- Born: Brian Concannon Jr. November 18, 1963 (age 62)
- Education: Middlebury College Georgetown University Law Center
- Occupations: Human Rights Lawyer and Foreign Policy Advocate
- Years active: 1995–present
- Website: http://blueprint2021.org/

= Brian Concannon =

American human rights lawyer and foreign policy advocate

Brian Concannon, Jr. (born November 18, 1963) is an American human rights lawyer and foreign policy advocate. He is the Executive Director of the Institute for Justice & Democracy in Haiti (IJDH), which he co-founded in 2004. Concannon also serves as a member of the Editorial Board of Health and Human Rights: An International Journal at the Harvard School of Public Health, and is a contributor to the Quincy Institute for Responsible Statecraft blog. He is an alumnus of Boston College High School'81, as well as an Ignatius Award winner. He holds an undergraduate degree from Middlebury College and JD from Georgetown Law. He is the recipient of the Wasserstein Public Interest Fellowship from Harvard Law School the Brandeis International Fellowship in Human Rights, Intervention, and International Law and an Honorary Doctorate of Humane Letters from Canisius College.
Brian has qualified as an expert witness on country conditions Haiti in over 40 cases in the U.S. and Canada, appearing on behalf of both applicants and the U.S. government.

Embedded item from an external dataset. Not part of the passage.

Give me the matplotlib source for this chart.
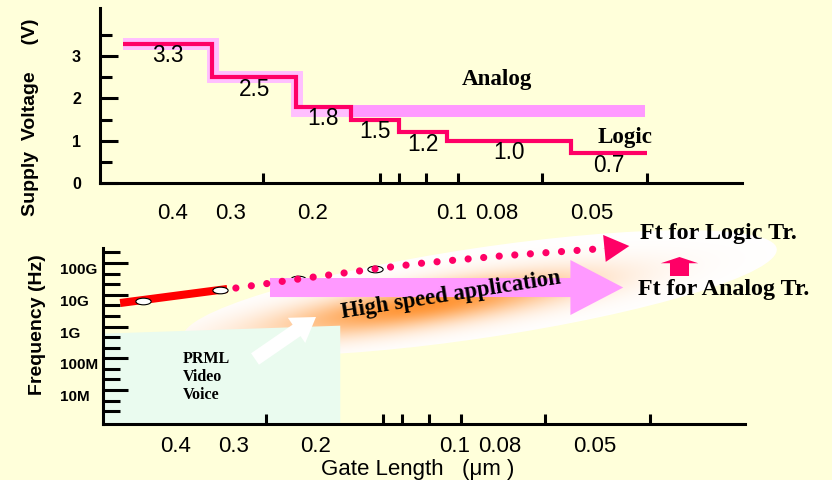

==Bureau des Avocats Internationaux==

After working for the United Nations as a Human Rights Officer in 1995–1996, Concannon co-managed the Bureau des Avocats Internationaux (BAI), Haiti's only public interest law office with Mario Joseph between 1996 and 2004. During his time at BAI, Concannon played an essential role in preparing the prosecution of the landmark Raboteau Massacre trial in 2000. As many as 50 people were killed in the Raboteau in 1994. Six years after the slaughter, Concannon and BAI were able to convict 16 defendants guilty for their role in the massacre. The Court also issued a civil damages judgment against the defendants for 1 billion gourdes (roughly $43 million). On May 3, 2005, the Supreme Court overturned the sentences, ruling that "the Criminal Tribunal of Gonaïves, having been established with the assistance of a jury, was not competent to rule the case". A documentary was made about the trial which features extensive interviews with Concannon.
BAI was tasked with various other cases during this time period, geared primarily toward seeking justice for the victims of ex-military and paramilitary violence in Haiti (which has been documented in depth), and BAI was also involved in the investigation into the murder of famed Haitian radio journalist Jean Dominique.

==Institute for Justice & Democracy in Haiti==

In 2004, Concannon left Haiti and returned to the United States to found the Institute for Justice & Democracy in Haiti (IJDH) after the February 2004 coup d'état that overthrew Haiti's president Jean-Bertrand Aristide. IJDH was founded specifically as the sister group of BAI. IJDH and BAI work collaboratively on all their projects. IJDH is based in Boston, Massachusetts.

Concannon successfully represented former Prime Minister and political prisoner Yvon Neptune in the first Haiti case ever decided by the Inter-American Court of Human Rights. In January 2016, Concannon taught a class on human rights at Whitman College. He was also an integral part of the IJDH team that sued the United Nations for their responsibility in bringing cholera to Haiti. The case was dismissed both by the UN and in the NY Federal Court on the basis of UN immunity. In December 2016, the then UN Secretary-General Ban Ki-moon finally apologized for the cholera outbreak in Haiti, saying he was "profoundly sorry" for the outbreak.

The work of Concannon and his colleagues at the BAI and IJDH is the subject of How Human Rights Can Build Haiti by Professor Fran Quigley, and a case study by Harvard University's Project on Justice in Times of Transition.